:: Exercise instructions ::
Among the lines below, list those containing the string "diagram".

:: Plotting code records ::

>> start

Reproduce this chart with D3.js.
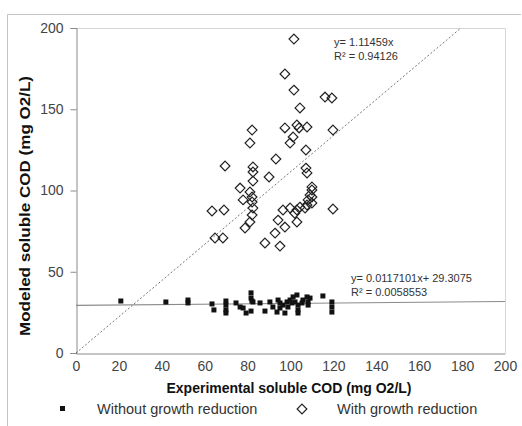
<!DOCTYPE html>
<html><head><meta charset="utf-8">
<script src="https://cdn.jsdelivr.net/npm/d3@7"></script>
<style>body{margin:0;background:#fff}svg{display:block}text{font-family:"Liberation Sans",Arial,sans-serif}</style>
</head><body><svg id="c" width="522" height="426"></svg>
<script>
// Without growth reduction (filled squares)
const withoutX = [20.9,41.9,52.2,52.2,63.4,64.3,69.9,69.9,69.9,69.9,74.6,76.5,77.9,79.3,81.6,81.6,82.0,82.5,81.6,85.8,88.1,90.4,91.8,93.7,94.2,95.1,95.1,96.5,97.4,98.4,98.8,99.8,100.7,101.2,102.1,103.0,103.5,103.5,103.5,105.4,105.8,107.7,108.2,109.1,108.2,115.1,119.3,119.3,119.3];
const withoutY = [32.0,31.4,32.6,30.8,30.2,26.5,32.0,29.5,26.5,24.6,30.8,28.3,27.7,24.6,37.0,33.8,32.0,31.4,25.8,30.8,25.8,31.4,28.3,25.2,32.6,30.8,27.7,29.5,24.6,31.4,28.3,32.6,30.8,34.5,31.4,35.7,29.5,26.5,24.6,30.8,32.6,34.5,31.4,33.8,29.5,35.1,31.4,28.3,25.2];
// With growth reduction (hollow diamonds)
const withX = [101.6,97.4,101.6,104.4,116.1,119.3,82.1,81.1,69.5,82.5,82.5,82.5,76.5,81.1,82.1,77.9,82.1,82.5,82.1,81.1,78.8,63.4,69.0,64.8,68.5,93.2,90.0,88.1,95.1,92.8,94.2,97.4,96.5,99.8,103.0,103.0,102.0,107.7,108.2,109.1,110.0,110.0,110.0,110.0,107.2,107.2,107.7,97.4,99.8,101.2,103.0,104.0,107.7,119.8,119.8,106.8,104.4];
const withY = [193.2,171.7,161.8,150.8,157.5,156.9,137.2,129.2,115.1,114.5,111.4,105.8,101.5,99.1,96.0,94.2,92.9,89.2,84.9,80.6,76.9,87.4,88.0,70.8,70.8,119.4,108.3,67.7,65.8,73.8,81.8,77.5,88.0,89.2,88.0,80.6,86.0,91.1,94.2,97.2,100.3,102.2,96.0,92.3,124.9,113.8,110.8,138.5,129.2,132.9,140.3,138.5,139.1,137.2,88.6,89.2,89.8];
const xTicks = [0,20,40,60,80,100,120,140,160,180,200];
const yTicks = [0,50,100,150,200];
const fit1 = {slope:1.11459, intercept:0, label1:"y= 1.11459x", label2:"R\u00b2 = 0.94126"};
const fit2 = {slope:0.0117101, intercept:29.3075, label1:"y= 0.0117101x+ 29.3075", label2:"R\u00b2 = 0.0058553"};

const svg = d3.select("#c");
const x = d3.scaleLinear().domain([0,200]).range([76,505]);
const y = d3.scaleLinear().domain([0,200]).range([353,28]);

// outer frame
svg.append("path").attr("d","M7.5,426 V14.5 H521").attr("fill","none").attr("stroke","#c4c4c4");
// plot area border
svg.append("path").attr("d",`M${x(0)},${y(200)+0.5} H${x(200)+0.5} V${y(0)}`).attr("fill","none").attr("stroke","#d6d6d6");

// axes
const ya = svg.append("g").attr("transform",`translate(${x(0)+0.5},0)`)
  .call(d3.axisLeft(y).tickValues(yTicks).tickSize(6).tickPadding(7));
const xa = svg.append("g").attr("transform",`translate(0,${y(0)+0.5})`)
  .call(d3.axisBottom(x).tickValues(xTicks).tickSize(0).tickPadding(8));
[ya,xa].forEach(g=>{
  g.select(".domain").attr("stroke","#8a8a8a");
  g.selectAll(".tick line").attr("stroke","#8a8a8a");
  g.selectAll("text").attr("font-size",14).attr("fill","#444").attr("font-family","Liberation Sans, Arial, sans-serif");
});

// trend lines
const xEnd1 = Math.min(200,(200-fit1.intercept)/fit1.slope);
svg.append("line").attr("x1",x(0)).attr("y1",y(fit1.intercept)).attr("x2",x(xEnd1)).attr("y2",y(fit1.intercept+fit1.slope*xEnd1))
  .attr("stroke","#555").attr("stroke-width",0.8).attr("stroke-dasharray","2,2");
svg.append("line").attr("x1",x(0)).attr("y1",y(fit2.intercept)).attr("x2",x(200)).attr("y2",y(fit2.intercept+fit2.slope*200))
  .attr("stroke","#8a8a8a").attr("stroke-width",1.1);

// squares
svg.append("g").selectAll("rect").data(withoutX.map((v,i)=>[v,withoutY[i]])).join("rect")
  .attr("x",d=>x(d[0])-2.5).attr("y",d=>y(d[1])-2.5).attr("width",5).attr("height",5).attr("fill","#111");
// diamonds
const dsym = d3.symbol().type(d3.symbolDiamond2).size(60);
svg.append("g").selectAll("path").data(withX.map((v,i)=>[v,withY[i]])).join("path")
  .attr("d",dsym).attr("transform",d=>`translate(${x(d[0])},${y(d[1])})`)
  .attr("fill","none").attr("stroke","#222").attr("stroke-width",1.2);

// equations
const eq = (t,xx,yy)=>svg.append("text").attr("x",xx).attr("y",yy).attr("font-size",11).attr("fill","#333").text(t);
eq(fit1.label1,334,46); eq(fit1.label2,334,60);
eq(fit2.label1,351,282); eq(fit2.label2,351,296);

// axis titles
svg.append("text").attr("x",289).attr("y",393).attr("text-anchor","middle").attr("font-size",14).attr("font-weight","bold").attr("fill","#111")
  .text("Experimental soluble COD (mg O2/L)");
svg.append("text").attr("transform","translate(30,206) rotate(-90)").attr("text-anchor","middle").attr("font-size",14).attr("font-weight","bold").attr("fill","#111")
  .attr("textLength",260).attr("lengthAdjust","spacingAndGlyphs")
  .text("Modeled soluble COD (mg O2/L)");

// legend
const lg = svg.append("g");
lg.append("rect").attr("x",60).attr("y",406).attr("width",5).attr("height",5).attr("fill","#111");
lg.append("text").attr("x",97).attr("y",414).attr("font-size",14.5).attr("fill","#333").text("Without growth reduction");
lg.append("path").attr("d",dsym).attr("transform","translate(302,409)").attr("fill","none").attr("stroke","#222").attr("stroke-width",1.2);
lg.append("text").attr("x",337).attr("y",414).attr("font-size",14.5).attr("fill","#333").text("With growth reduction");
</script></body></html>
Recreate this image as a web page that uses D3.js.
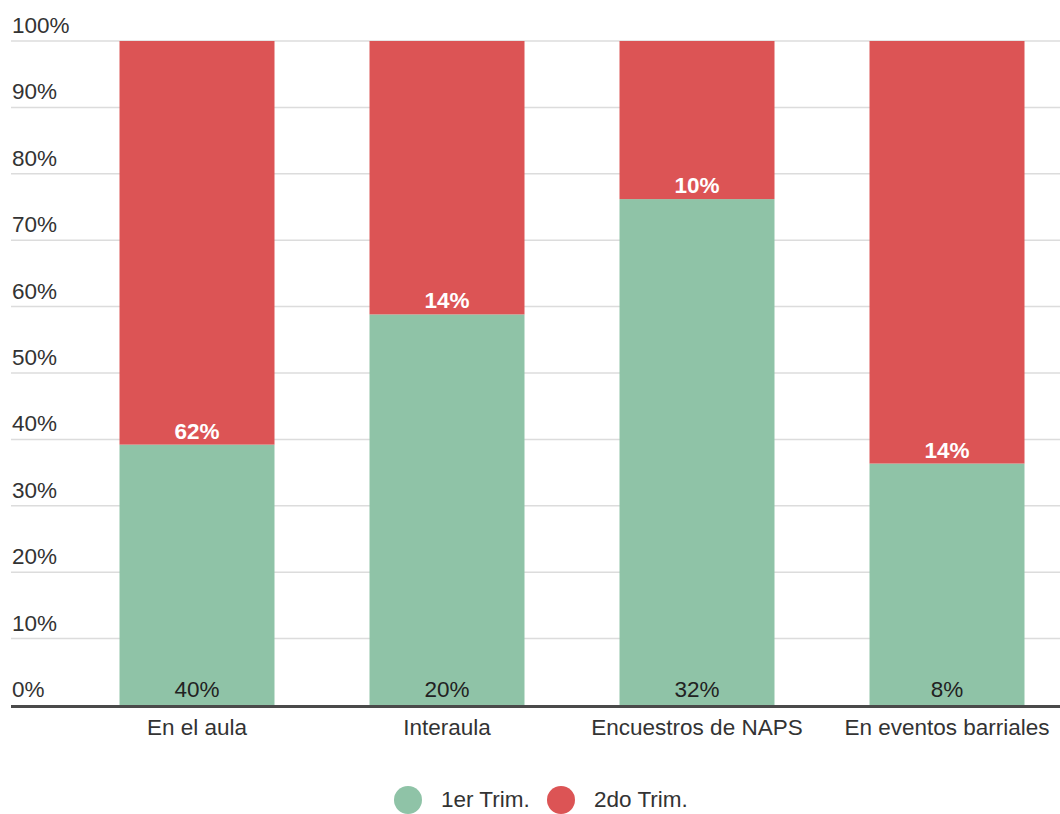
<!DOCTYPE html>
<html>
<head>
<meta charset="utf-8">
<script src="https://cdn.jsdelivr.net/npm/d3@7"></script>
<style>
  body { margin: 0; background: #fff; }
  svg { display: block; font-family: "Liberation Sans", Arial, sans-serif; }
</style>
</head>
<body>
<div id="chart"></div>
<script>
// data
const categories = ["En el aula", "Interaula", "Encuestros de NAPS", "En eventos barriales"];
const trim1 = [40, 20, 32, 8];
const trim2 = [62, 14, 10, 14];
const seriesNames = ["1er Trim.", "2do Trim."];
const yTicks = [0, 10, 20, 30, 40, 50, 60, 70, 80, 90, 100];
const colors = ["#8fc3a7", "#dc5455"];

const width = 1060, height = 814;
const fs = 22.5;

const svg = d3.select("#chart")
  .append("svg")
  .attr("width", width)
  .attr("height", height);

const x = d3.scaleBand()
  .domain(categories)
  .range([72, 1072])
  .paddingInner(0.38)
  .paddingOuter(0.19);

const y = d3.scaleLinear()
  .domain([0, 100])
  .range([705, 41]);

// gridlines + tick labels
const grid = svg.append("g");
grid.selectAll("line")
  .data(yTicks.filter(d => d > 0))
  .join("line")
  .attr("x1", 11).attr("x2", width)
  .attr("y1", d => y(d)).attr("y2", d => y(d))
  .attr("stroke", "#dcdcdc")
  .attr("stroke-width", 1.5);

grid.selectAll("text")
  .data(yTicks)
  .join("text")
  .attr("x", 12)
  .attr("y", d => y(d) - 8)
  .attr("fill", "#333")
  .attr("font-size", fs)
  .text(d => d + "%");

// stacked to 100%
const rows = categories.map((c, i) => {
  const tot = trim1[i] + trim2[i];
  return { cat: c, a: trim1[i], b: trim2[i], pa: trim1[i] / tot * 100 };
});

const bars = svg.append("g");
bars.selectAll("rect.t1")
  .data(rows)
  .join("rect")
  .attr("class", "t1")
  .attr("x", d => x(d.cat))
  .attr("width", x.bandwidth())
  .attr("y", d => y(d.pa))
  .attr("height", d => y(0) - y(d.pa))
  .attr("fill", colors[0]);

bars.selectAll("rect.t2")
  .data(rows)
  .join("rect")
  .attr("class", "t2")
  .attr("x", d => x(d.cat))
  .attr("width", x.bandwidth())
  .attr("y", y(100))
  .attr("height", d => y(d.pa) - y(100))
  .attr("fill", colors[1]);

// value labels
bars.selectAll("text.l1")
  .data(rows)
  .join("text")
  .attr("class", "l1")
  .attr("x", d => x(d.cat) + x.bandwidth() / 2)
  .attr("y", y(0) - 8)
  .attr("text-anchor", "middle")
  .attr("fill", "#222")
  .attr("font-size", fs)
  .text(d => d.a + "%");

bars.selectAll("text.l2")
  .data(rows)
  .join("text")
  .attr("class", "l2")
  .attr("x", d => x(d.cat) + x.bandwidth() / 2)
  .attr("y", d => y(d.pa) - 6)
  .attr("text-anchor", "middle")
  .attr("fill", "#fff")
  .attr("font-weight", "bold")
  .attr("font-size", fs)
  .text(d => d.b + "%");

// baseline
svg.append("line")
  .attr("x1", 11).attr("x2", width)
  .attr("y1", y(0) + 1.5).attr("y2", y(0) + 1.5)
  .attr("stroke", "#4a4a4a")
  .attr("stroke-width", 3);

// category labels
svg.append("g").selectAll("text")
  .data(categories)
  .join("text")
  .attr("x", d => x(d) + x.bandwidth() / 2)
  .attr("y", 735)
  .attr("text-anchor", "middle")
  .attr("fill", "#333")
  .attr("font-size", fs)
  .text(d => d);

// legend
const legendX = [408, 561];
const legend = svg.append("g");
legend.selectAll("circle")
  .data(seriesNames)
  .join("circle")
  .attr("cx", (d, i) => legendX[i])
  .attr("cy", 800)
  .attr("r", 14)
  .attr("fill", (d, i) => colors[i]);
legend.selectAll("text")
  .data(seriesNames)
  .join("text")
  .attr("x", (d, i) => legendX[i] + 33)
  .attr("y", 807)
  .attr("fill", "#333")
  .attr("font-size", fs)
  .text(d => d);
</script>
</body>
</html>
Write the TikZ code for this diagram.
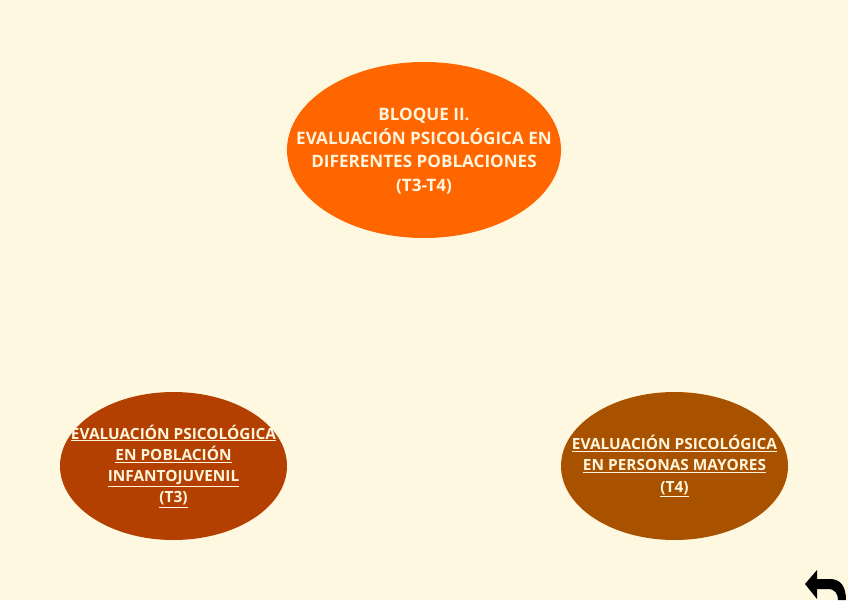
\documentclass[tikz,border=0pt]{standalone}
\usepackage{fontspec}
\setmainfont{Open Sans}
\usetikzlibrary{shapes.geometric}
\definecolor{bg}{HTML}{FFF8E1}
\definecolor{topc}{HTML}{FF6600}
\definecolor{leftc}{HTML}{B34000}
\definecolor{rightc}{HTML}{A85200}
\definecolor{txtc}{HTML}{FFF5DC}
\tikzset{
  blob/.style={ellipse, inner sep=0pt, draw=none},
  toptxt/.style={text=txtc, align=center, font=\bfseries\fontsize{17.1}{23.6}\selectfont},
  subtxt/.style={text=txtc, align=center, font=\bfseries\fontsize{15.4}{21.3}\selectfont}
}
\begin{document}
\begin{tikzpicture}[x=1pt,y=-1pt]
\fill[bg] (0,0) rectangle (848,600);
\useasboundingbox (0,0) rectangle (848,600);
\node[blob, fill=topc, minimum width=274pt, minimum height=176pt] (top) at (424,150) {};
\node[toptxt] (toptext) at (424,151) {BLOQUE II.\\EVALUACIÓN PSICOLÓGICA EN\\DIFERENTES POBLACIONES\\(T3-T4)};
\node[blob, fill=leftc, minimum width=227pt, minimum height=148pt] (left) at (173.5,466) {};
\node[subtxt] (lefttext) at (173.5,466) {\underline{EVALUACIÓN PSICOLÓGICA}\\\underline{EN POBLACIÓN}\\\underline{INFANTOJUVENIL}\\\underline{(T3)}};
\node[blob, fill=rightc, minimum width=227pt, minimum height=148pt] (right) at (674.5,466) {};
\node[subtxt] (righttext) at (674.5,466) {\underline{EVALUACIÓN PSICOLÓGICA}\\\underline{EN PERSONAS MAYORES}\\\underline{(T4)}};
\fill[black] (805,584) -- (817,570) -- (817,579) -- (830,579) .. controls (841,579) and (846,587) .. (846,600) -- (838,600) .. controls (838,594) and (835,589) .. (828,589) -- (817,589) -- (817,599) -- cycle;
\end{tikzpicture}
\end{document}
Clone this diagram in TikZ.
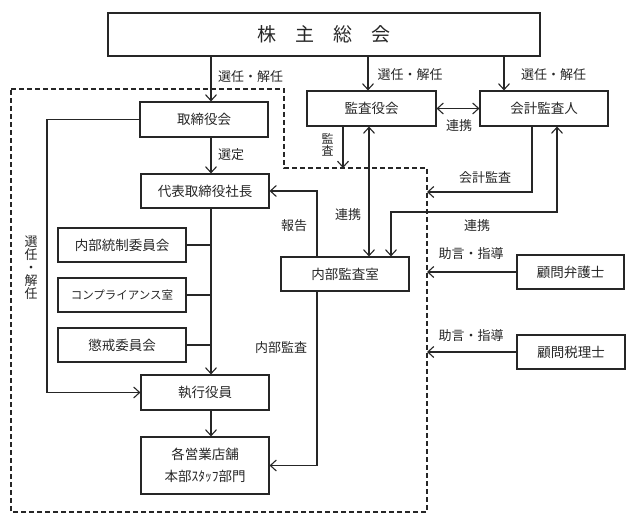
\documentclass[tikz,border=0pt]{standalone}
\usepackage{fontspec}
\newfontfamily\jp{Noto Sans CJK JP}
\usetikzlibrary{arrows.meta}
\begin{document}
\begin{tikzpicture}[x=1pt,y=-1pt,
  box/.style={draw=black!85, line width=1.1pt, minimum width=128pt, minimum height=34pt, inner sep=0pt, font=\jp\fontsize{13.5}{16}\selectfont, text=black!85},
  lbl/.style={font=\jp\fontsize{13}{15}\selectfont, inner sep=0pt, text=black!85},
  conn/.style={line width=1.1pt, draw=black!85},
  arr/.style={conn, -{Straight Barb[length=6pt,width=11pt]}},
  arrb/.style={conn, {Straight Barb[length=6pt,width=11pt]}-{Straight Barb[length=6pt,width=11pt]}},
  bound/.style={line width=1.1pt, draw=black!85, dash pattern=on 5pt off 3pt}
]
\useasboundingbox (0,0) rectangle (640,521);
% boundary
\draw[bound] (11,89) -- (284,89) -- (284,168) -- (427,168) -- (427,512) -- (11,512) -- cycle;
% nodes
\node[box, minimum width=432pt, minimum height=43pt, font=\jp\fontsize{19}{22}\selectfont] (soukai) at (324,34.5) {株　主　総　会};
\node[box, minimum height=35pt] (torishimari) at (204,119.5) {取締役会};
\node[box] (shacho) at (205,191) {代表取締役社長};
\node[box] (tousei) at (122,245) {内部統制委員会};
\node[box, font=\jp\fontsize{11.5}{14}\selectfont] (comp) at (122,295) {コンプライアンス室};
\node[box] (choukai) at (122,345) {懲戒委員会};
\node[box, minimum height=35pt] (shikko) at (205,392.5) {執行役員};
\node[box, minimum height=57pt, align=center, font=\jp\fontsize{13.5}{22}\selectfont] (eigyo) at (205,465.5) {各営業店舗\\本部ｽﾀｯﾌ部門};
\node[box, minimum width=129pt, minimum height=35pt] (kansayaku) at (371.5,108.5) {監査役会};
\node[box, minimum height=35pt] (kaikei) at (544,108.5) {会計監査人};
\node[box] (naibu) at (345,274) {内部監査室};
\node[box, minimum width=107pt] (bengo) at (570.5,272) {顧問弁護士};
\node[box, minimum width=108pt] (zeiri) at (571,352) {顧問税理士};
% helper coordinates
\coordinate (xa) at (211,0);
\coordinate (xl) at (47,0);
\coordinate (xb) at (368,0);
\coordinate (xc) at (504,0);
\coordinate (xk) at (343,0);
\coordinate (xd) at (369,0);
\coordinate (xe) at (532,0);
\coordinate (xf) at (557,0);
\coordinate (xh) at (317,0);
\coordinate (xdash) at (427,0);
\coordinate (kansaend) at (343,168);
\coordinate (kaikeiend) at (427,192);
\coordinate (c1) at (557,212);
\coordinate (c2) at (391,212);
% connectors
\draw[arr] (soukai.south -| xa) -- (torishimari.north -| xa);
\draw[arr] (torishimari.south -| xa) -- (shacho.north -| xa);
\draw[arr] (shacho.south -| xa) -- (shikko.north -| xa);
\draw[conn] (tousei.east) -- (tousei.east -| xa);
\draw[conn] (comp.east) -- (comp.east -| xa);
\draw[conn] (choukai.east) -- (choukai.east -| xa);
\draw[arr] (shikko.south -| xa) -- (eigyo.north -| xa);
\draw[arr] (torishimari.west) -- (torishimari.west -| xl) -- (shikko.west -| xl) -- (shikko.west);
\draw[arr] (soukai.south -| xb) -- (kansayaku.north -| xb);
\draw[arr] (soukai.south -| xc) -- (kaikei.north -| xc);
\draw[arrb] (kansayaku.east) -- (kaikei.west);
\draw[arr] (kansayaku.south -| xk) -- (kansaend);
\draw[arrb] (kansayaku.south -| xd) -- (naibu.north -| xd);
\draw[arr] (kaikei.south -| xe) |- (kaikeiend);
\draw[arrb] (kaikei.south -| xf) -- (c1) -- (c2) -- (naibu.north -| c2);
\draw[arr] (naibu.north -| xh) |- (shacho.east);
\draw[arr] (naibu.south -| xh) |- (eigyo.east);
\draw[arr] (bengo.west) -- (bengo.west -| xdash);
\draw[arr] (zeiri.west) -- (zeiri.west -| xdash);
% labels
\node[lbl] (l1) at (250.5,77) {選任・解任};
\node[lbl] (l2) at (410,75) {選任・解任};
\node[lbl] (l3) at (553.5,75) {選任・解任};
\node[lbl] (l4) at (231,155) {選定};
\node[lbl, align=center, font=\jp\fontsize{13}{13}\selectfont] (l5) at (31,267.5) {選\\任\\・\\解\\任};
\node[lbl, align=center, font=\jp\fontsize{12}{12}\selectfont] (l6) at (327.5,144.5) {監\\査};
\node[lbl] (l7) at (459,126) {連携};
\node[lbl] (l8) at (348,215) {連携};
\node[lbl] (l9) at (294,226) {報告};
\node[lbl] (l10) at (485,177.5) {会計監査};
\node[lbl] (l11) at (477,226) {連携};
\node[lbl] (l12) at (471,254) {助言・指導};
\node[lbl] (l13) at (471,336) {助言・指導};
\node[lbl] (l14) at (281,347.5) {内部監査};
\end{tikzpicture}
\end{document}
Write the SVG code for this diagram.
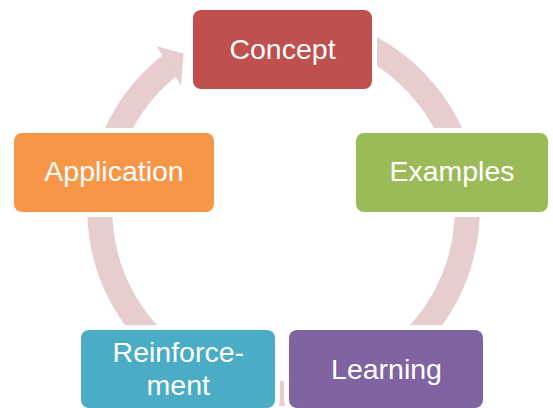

>> end

:: Answer for this exercise ::
Write the TikZ code for this diagram.
Clone this diagram in TikZ.
Write the SVG code for this diagram.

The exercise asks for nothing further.